P/S : I'm just dumb, especially when it come to math and other similar stuff. Pls don't be to harsh on me ... And just in case, I'm talking about the add() and del() function in the solution. You will find it in the editorial (of course)
Edit : Just in case, I can't seem to understand why adding cnt[favourite ^ v] help me count the number of pair i, j that satisfies l ≤ i ≤ j ≤ r and the xor of the numbers ai, ai + 1, ..., aj is equal to k (favourite).
The most important fact is a ^ b ^ b = a. What can we get from it?
If we know a ^ b and b we can recover a. That's why prefix XORs are possible. (Some operations are impossible like min/max, gcd/lcm because we can't recover a. For them we must use more complicated data structures like sparse table).
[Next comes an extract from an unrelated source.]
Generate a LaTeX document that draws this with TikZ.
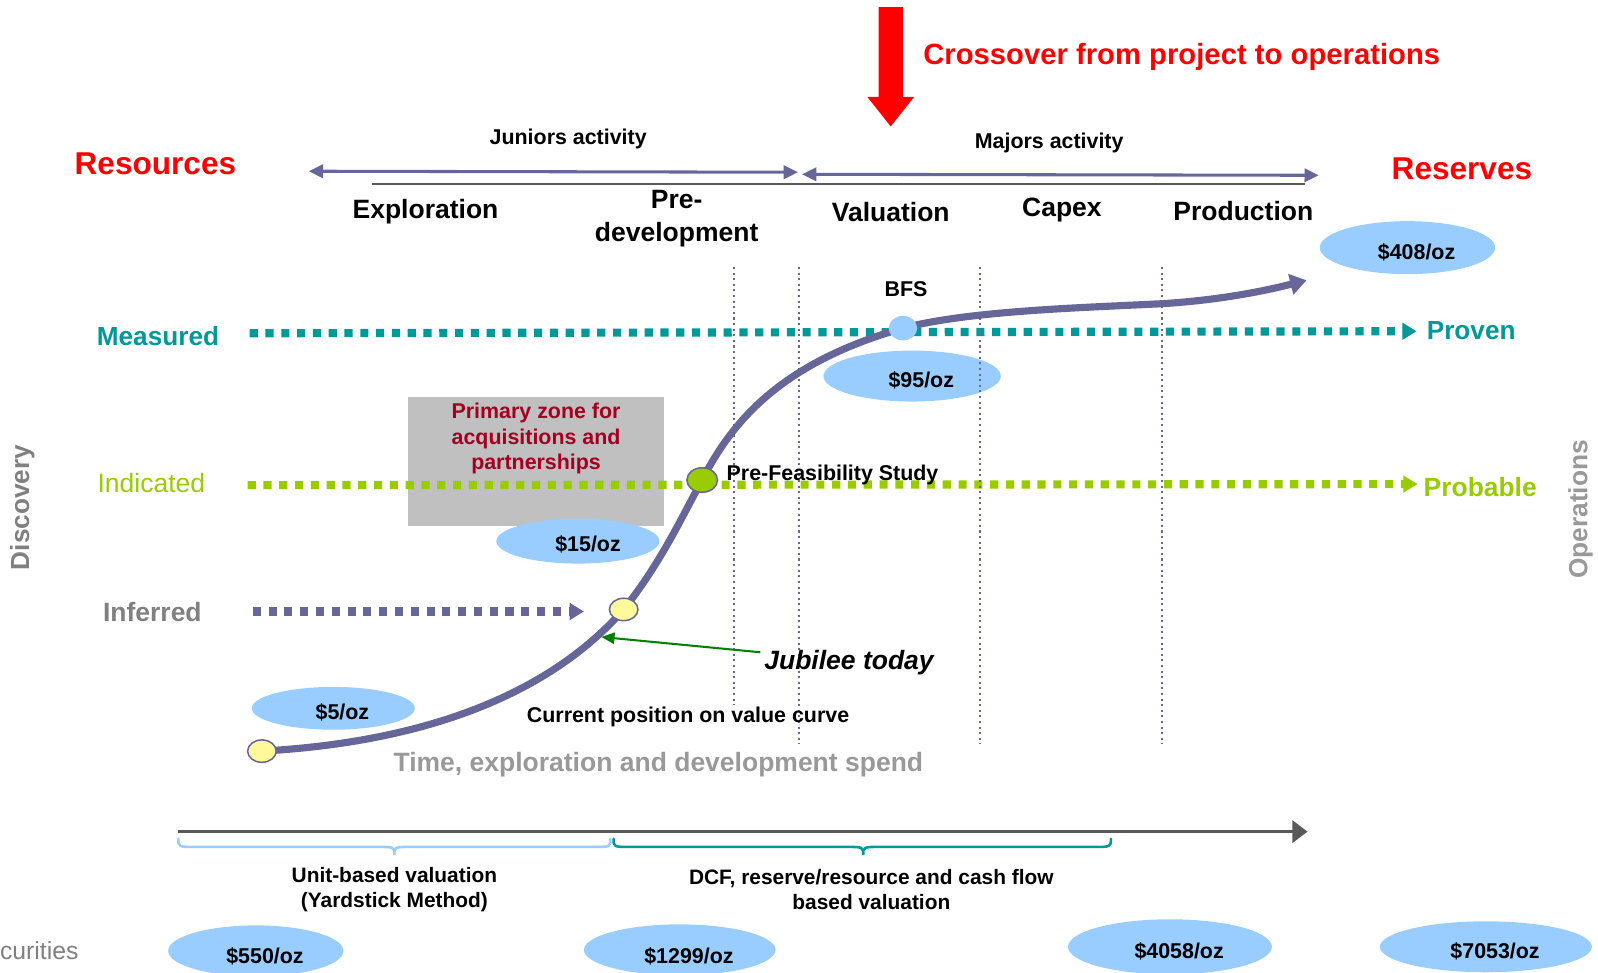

Only numbers those appear even number of times matter in an expression with XOR. In this problem we add one occurrence of each number to invert this fact. (Additional facts to understand it: a ^ a = 0, a ^ 0 = a).
Also this might be useful for XOR problems:
For each enabled bit of b, invert it in a. So ^ 1 inverts the last bit, ^ 2 inverts the bit before the last, ^ 4 inverts the third bit from the end and so on.
Well, ok, now I understood how did the prefix array work on XOR. Thank you for that. But the main thing remain unsolved : How do i count the number of interval i, j that XOR a[i] -> a[j] == k ? If i'm paying attention to numbers those appear even number of time, i can basically don't care about them anymore, but how to i process further with the remaining ? I knew that i can calculate XOR l, r in O(1), but i will a faster way to check these pairs, otherwise it would be a TLE for me, which is a sad ending ... And i'm using Mo's algorithm, with a complexity of O((N+Q) * sqrt(N)), so i need to check each time i move the border in O(1) ...
Fact 1 covers that too. pref[r] ^ pref[l] = k, then pref[r] ^ k = pref[l]. Now just use a cnt array for pref values to count possible l-s and r-s.